The judges, however, took issue with Plaintiff’s motion arguing that this is a “tactical motion” by the defendants and “an attempt to mislead the court”. The judges said this argument “is taken with a large grain of salt”

For example, the judges point out that MWS Rose — as RJV — was intimately connected with ASTT and although ASTT ceased being a client of RJV in December 2016, RVJ still sent ASTT information regarding their transition to MWS Rose, which implies either sloppy record-keeping or that MSW Rose still considered ASTT to be a client as late as April 2017.

The judges said that for the plaintiffs to “accuse ASTT and their counsel of ‘tactical’ and ‘dishonest’ measures rings false when the extent of the relationship between Barry Rose and Bluesky is examined.”
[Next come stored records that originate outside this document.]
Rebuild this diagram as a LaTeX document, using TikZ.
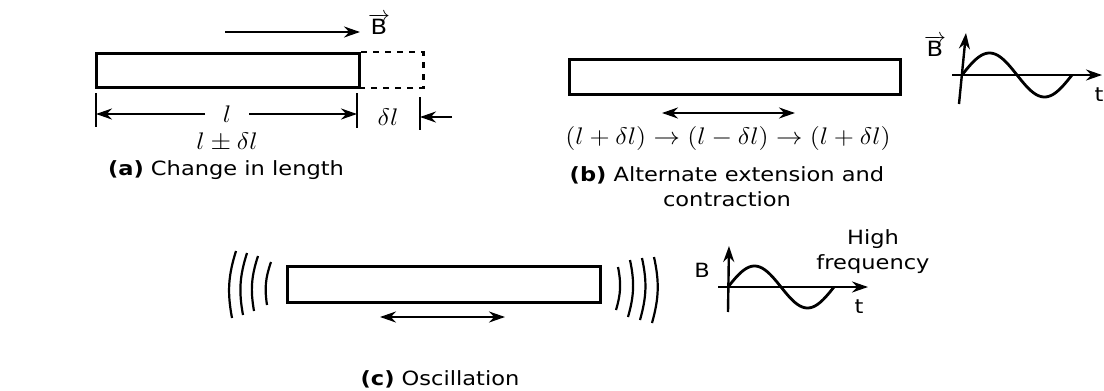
\documentclass[tikz,border=0pt]{standalone}
\usepackage{fontspec}
\usepackage{graphicx}
\setmainfont[FakeStretch=1.15]{DejaVu Sans}
\usetikzlibrary{arrows.meta}
\newcommand{\wide}[1]{\scalebox{1.1}[1]{#1}}
\tikzset{
  rod/.style={
    draw,
    line width=1.6pt,
    inner sep=0pt,
    anchor=north west,
  },
  arr/.style={
    line width=1.2pt,
    -{Stealth[length=8pt,width=5.5pt]},
  },
  twoarr/.style={
    line width=1.2pt,
    {Stealth[length=8pt,width=5.5pt]}-{Stealth[length=8pt,width=5.5pt]},
  },
  tick/.style={line width=0.8pt},
  wave/.style={line width=1.4pt},
  ring/.style={line width=1.1pt},
  caption/.style={font=\fontsize{9.8}{12.5}\selectfont, align=center},
  mathlabel/.style={font=\fontsize{11.5}{13}\selectfont, inner sep=1pt},
}

\begin{document}
\begin{tikzpicture}[x=0.5pt, y=-0.5pt]
  \useasboundingbox (0,0) rectangle (1104,391);

  % --- (a) Change in length ---
  \node[rod, minimum width=131.5pt, minimum height=17pt] (rodA) at (95,52) {};
  \draw[dashed, line width=1.3pt] (rodA.north east) -- ++(62,0) -- ++(0,36) -- ++(-62,0);
  \coordinate (fieldA0) at (225,32);
  \coordinate (fieldA1) at (360,32);
  \draw[arr] (fieldA0) -- (fieldA1);
  \node[caption, font=\fontsize{10.5}{12}\selectfont] (bA) at (379,24) {$\overrightarrow{\mbox{B}}$};

  \coordinate (ta) at (96,93);
  \coordinate (tb) at (357,93);
  \coordinate (tc) at (420,97);
  \draw[tick] (ta) -- ++(0,34);
  \draw[tick] (tb) -- ++(0,35);
  \draw[tick] (tc) -- ++(0,33);
  \node[mathlabel] (lenA) at (227,114) {\wide{$l$}};
  \draw[arr] ([xshift=-11pt]lenA.center) -- (ta |- lenA);
  \draw[arr] ([xshift=11pt]lenA.center) -- (tb |- lenA);
  \node[mathlabel] (dlA) at (388,117) {\wide{$\delta l$}};
  \draw[arr] ([xshift=16pt]tc |- dlA) -- (tc |- dlA);
  \node[mathlabel] (pmA) at (227,142) {\wide{$l \pm \delta l$}};
  \node[caption] (capA) at (226,170) {\textbf{(a)} Change in length};

  % --- (b) Alternate extension and contraction ---
  \node[rod, minimum width=165.5pt, minimum height=17.5pt] (rodB) at (568,58) {};
  \coordinate (moveB0) at (662,113);
  \coordinate (moveB1) at (795,113);
  \draw[twoarr] (moveB0) -- (moveB1);
  \node[mathlabel] (seqB) at (728,138) {\wide{$(l+\delta l)\rightarrow(l-\delta l)\rightarrow(l+\delta l)$}};
  \node[caption] (capB) at (727,187) {\textbf{(b)} Alternate extension and\\contraction};

  % wave (b)
  \coordinate (vB0) at (959,104);
  \coordinate (vB1) at (966,33);
  \coordinate (hB0) at (952,75);
  \coordinate (hB1) at (1102,75);
  \draw[arr] (vB0) -- (vB1);
  \draw[arr] (hB0) -- (hB1);
  \draw[wave, domain=0:110, samples=60] plot ({962+\x}, {75-22*sin(\x/110*360)});
  \node[caption, font=\fontsize{10.5}{12}\selectfont] (bB) at (935,46) {$\overrightarrow{\mbox{B}}$};
  \node[caption] (tB) at (1099,95) {t};

  % --- (c) Oscillation ---
  \node[rod, minimum width=156.5pt, minimum height=18pt] (rodC) at (286,265) {};
  \coordinate (moveC0) at (380,317);
  \coordinate (moveC1) at (505,317);
  \draw[twoarr] (moveC0) -- (moveC1);
  \foreach \x/\t/\b in {232/251/318, 243/253/315, 254/256/311, 267/262/305} {
    \draw[ring] (\x+4,\t) to[bend right=14] (\x,\b);
  }
  \foreach \x/\t/\b in {618/267/310, 630/260/317, 642/258/320, 654/257/323} {
    \draw[ring] (\x,\t) to[bend left=14] (\x-2,\b);
  }
  \node[caption] (capC) at (440,379) {\textbf{(c)} Oscillation};

  % wave (c)
  \coordinate (vC0) at (728,312);
  \coordinate (vC1) at (729,246);
  \coordinate (hC0) at (718,287);
  \coordinate (hC1) at (868,287);
  \draw[arr] (vC0) -- (vC1);
  \draw[arr] (hC0) -- (hC1);
  \draw[wave, domain=0:106, samples=60] plot ({728+\x}, {287-21*sin(\x/106*360)});
  \node[caption] (bC) at (702,270) {B};
  \node[caption] (tC) at (859,307) {t};
  \node[caption] (hfC) at (873,252) {High\\frequency};

\end{tikzpicture}
\end{document}
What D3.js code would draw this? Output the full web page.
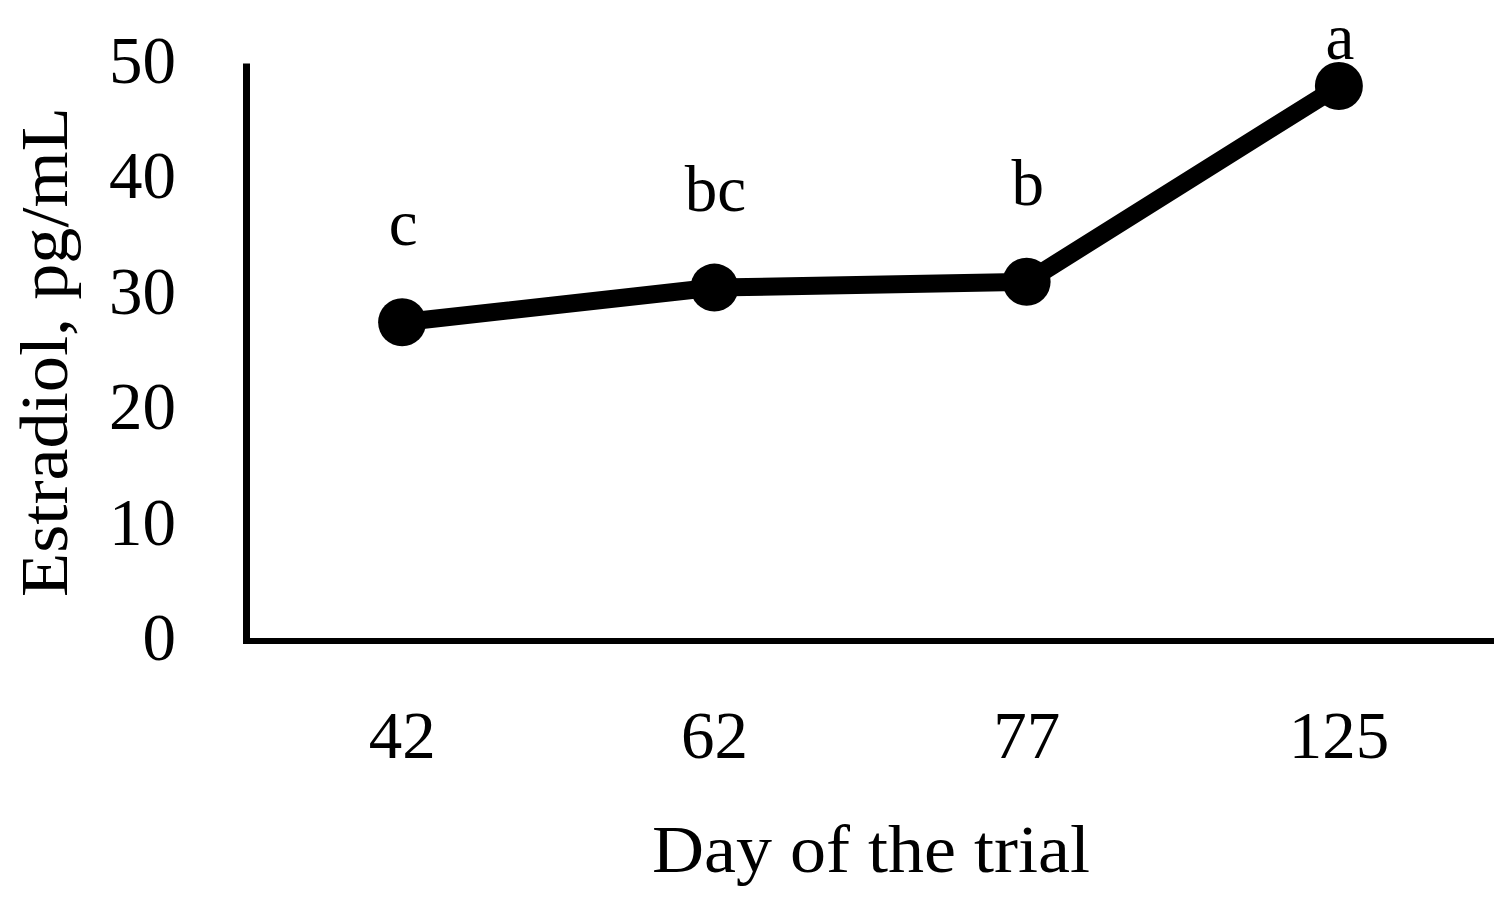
<!DOCTYPE html>
<html>
<head>
<meta charset="utf-8">
<script src="https://cdn.jsdelivr.net/npm/d3@7/dist/d3.min.js"></script>
<style>
  html, body { margin: 0; padding: 0; background: #fff; }
  svg { display: block; }
  text { font-family: "Liberation Serif", "Times New Roman", serif; fill: #000; }
</style>
</head>
<body>
<svg id="chart" width="1510" height="897"></svg>
<script>
// ---- data ----
const days = ["42", "62", "77", "125"];
const estradiol = [27.6, 30.6, 31.1, 48.05];
const letters = ["c", "bc", "b", "a"];
const yTicks = [0, 10, 20, 30, 40, 50];
const xTitle = "Day of the trial";
const yTitle = "Estradiol, pg/mL";

// ---- layout ----
const svg = d3.select("#chart");

const x = d3.scalePoint().domain(days).range([246, 1495]).padding(0.5);
const y = d3.scaleLinear().domain([0, 50]).range([641, 63.5]);

const FS = 67;
const LETTER_FS = 65;

// axis lines
svg.append("line")
  .attr("x1", 246.5).attr("x2", 246.5)
  .attr("y1", y(50)).attr("y2", y(0) + 3)
  .attr("stroke", "#000").attr("stroke-width", 7);
svg.append("line")
  .attr("x1", 243).attr("x2", 1494)
  .attr("y1", y(0)).attr("y2", y(0))
  .attr("stroke", "#000").attr("stroke-width", 6);

// y tick labels
svg.append("g").selectAll("text").data(yTicks).join("text")
  .attr("x", 176)
  .attr("y", d => y(d) + 19)
  .attr("text-anchor", "end")
  .attr("font-size", FS)
  .text(d => d);

// x tick labels
svg.append("g").selectAll("text").data(days).join("text")
  .attr("x", d => x(d))
  .attr("y", y(0) + 117)
  .attr("text-anchor", "middle")
  .attr("font-size", FS)
  .text(d => d);

// axis titles
svg.append("text")
  .attr("x", 871).attr("y", 872)
  .attr("text-anchor", "middle")
  .attr("font-size", FS)
  .attr("textLength", 438).attr("lengthAdjust", "spacingAndGlyphs")
  .text(xTitle);

svg.append("text")
  .attr("transform", "translate(67,352) rotate(-90)")
  .attr("text-anchor", "middle")
  .attr("font-size", FS)
  .attr("textLength", 490).attr("lengthAdjust", "spacingAndGlyphs")
  .text(yTitle);

// line
const pts = days.map((d, i) => [x(d), y(estradiol[i])]);
svg.append("path")
  .attr("d", d3.line()(pts))
  .attr("fill", "none")
  .attr("stroke", "#000")
  .attr("stroke-width", 18)
  .attr("stroke-linejoin", "round");

// markers
svg.append("g").selectAll("circle").data(pts).join("circle")
  .attr("cx", d => d[0]).attr("cy", d => d[1])
  .attr("r", 24)
  .attr("fill", "#000");

// significance letters (kept inside the top of the figure)
svg.append("g").selectAll("text").data(letters).join("text")
  .attr("x", (d, i) => x(days[i]) + 1)
  .attr("y", (d, i) => Math.max(y(estradiol[i]) - 77, 58.5))
  .attr("text-anchor", "middle")
  .attr("font-size", LETTER_FS)
  .text(d => d);
</script>
</body>
</html>
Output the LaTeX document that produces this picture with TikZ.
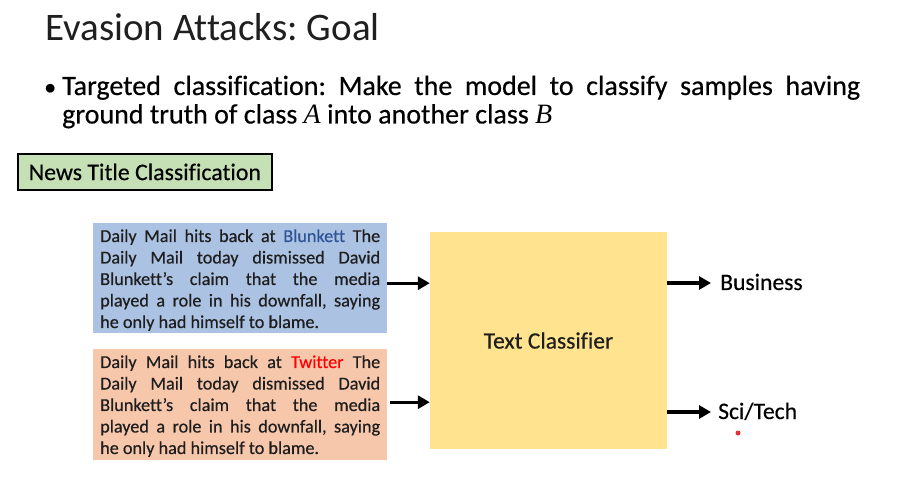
\documentclass[tikz,border=0pt]{standalone}
\usepackage{fontspec}
\setmainfont{Carlito}[Ligatures=NoCommon, FakeBold=0.4]
\newfontfamily\titlefont{Carlito}[Ligatures=NoCommon]
\newfontfamily\serifit{Liberation Serif}
\usetikzlibrary{arrows.meta}
\definecolor{boxblue}{HTML}{ABC2E3}
\definecolor{boxorange}{HTML}{F7C7AC}
\definecolor{boxyellow}{HTML}{FFE38F}
\definecolor{boxgreen}{HTML}{C5E0B4}
\definecolor{txtdark}{HTML}{1E1E1E}
\definecolor{blunk}{HTML}{2F5496}
\tikzset{
  sample/.style={draw=none, minimum width=294pt, minimum height=110pt, inner sep=0pt, anchor=north west},
  sampletext/.style={anchor=base west, inner sep=0pt, text=txtdark, font=\fontsize{18.2}{21.5}\selectfont},
  arr/.style={line width=3.2pt, -{Triangle[length=12pt,width=13pt]}},
  outlabel/.style={anchor=base west, inner sep=0pt, font=\fontsize{23.6}{26}\selectfont, text=black},
}
\newcommand{\jl}[1]{\makebox[280pt][s]{#1}\\}
\begin{document}
\frenchspacing
\begin{tikzpicture}[x=1pt,y=-1pt]
\useasboundingbox (0,0) rectangle (906,481);
\fill[white] (0,0) rectangle (906,481);
% title
\node[anchor=base west, inner sep=0pt, font=\titlefont\fontsize{39}{46}\selectfont, text=black!88] (title) at (45,41) {Evasion Attacks: Goal};
% bullet
\node[anchor=base west, inner sep=0pt, font=\fontsize{24}{28}\selectfont] (bul) at (44,95) {•};
\node[anchor=base west, inner sep=0pt, font=\fontsize{28}{28.5}\selectfont] (btext) at (62,95)
  {\parbox[t]{798pt}{\makebox[798pt][s]{Targeted classification: Make the model to classify samples having}\\
   ground truth of class {\serifit\itshape A} into another class {\serifit\itshape B}}};
% green label
\node[draw=black, line width=1.8pt, fill=boxgreen, anchor=north west, minimum width=254pt, minimum height=36pt, inner sep=0pt, font=\fontsize{23.8}{26}\selectfont] (news) at (17,153) {News Title Classification};
% samples
\node[sample, fill=boxblue] (blue) at (93,223) {};
\node[sampletext] (bluetext) at (100,242) {\parbox[t]{280pt}{%
\jl{Daily Mail hits back at {\color{blunk}Blunkett} The}%
\jl{Daily Mail today dismissed David}%
\jl{Blunkett’s claim that the media}%
\jl{played a role in his downfall, saying}%
he only had himself to blame.}};
\node[sample, fill=boxorange, minimum height=111pt] (orange) at (93,349) {};
\node[sampletext] (orangetext) at (100,368) {\parbox[t]{280pt}{%
\jl{Daily Mail hits back at {\color{red}Twitter} The}%
\jl{Daily Mail today dismissed David}%
\jl{Blunkett’s claim that the media}%
\jl{played a role in his downfall, saying}%
he only had himself to blame.}};
% classifier
\node[fill=boxyellow, minimum width=237pt, minimum height=217pt, inner sep=0pt, font=\fontsize{23.5}{26}\selectfont, text=txtdark] (clf) at (548.5,340.5) {Text Classifier};
% inputs
\draw[arr] ([yshift=-5pt]blue.east) -- ([yshift=-5pt]blue.east -| clf.west);
\draw[arr] ([xshift=3pt,yshift=2.5pt]orange.east) -- ([yshift=2.5pt]orange.east -| clf.west);
% outputs
\node[outlabel] (biz) at (720,290) {Business};
\node[outlabel] (sci) at (718,419) {Sci/Tech};
\coordinate (bizend) at (711,283);
\coordinate (sciend) at (711,412);
\draw[arr] (clf.east |- bizend) -- (bizend);
\draw[arr] (clf.east |- sciend) -- (sciend);
% pointer dot
\fill[red!85!black, opacity=0.8] (738,433) circle (2.5pt);
\end{tikzpicture}
\end{document}
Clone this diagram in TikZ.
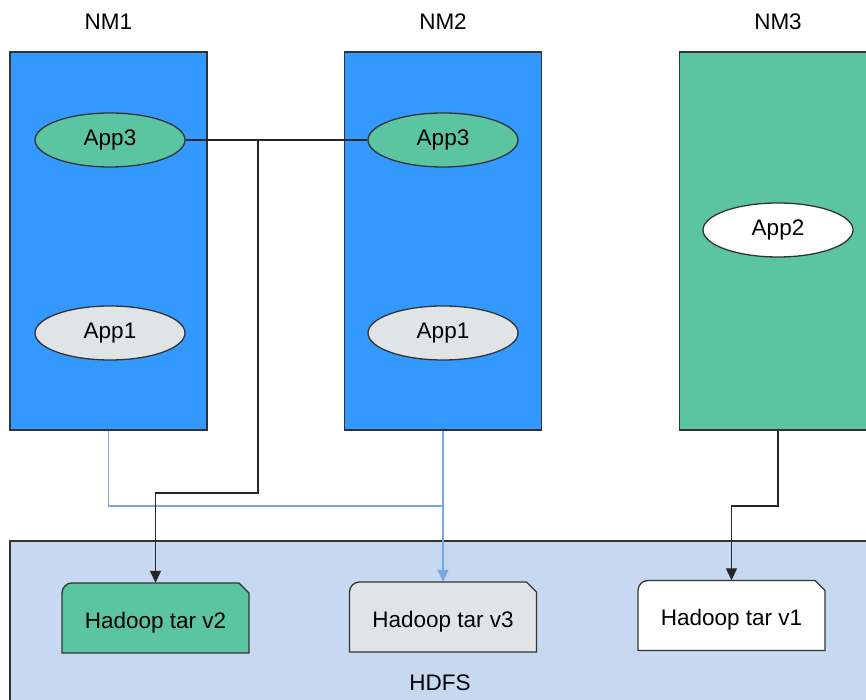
\documentclass[tikz,border=0pt]{standalone}
\usepackage{fontspec}
\setmainfont{Liberation Sans}
\usetikzlibrary{arrows.meta,shapes.geometric,positioning}

\definecolor{nmblue}{HTML}{3399FF}
\definecolor{appgreen}{HTML}{5BC4A0}
\definecolor{appgray}{HTML}{E1E4E6}
\definecolor{hdfsblue}{HTML}{C6D9F0}
\definecolor{wireblue}{HTML}{7BA7E0}

% tar file on HDFS: rounded top-left corner, cut top-right corner
\newcommand{\tarfile}[2]{%
  \begin{scope}[shift={(#1)}]
    \filldraw[fill=#2, draw=black!80, line width=1.3pt]
      (-93.5,-35) -- (-93.5,25) arc[start angle=180, end angle=90, radius=10]
      -- (83.5,35) -- (93.5,25) -- (93.5,-35) -- cycle;
  \end{scope}}

\begin{document}
\begin{tikzpicture}[x=1pt, y=1pt, every node/.style={font=\fontsize{22.5}{26}\selectfont},
  nmbox/.style={draw=black!80, line width=1.3pt, minimum width=197pt, minimum height=378pt, inner sep=0pt},
  app/.style={ellipse, draw=black!80, line width=1.3pt, minimum width=150pt, minimum height=54pt, inner sep=0pt},
  tar/.style={minimum width=187pt, minimum height=70pt, inner sep=0pt, text height=25pt},
  wire/.style={line width=1.4pt, draw=black!85},
  link/.style={wire, -{Triangle[length=12pt, width=11pt]}},
  bluewire/.style={line width=1.4pt, draw=wireblue},
  bluelink/.style={bluewire, -{Triangle[length=12pt, width=11pt]}}]
  \clip (0,0) rectangle (866,700);

  % Node managers
  \node[nmbox, fill=nmblue]   (nm1) at (108.5,459) {};
  \node[nmbox, fill=nmblue]   (nm2) at (443,459)   {};
  \node[nmbox, fill=appgreen] (nm3) at (778,459)   {};
  \node (nm1lab) at (108.5,678) {NM1};
  \node (nm2lab) at (443,678)   {NM2};
  \node (nm3lab) at (778,678)   {NM3};

  % Applications
  \node[app, fill=appgreen] (app3a) at (110,560) {App3};
  \node[app, fill=appgray]  (app1a) at (110,367) {App1};
  \node[app, fill=appgreen] (app3b) at (443,560) {App3};
  \node[app, fill=appgray]  (app1b) at (443,367) {App1};
  \node[app, fill=white]    (app2)  at (778,470) {App2};

  % HDFS
  \node[draw=black!80, line width=1.3pt, fill=hdfsblue, minimum width=870pt, minimum height=169pt] (hdfs) at (445,74.5) {};
  \node (hdfslab) at (440,17) {HDFS};

  \tarfile{155.5,82}{appgreen}
  \tarfile{443,83}{appgray}
  \tarfile{731.5,84.5}{white}
  \node[tar] (v2) at (155.5,82)   {Hadoop tar v2};
  \node[tar] (v3) at (443,83)     {Hadoop tar v3};
  \node[tar] (v1) at (731.5,84.5) {Hadoop tar v1};

  % Connectors
  \coordinate (bus)  at (443,194);
  \coordinate (tap)  at (258,560);
  \coordinate (drop) at (258,207);
  \coordinate (nm3bend) at (778,194);
  \draw[bluewire] (nm1.south) |- (bus);
  \draw[bluelink] (nm2.south) -- (v3.north);
  \draw[wire] (app3a) -- (app3b);
  \draw[link] (tap) -- (drop) -| (v2.north);
  \draw[link] (nm3.south) -- (nm3bend) -| (v1.north);
\end{tikzpicture}
\end{document}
However, the judges note, “As uncomfortable as it must be for ASTT to see their former president, shareholder and their former law firm representing their opponents in this case, the appearance of impropriety is no longer the standard for motions to disqualify attorneys under MRPC.”

Furthermore, although Rose undoubtedly served as ASTT’s attorney on numerous occasions, and his law firm handled a large variety of cases over many years, “none of those matters are substantially related to the current lawsuit, and no confidential information was likely to have been transmitted,” the judges said.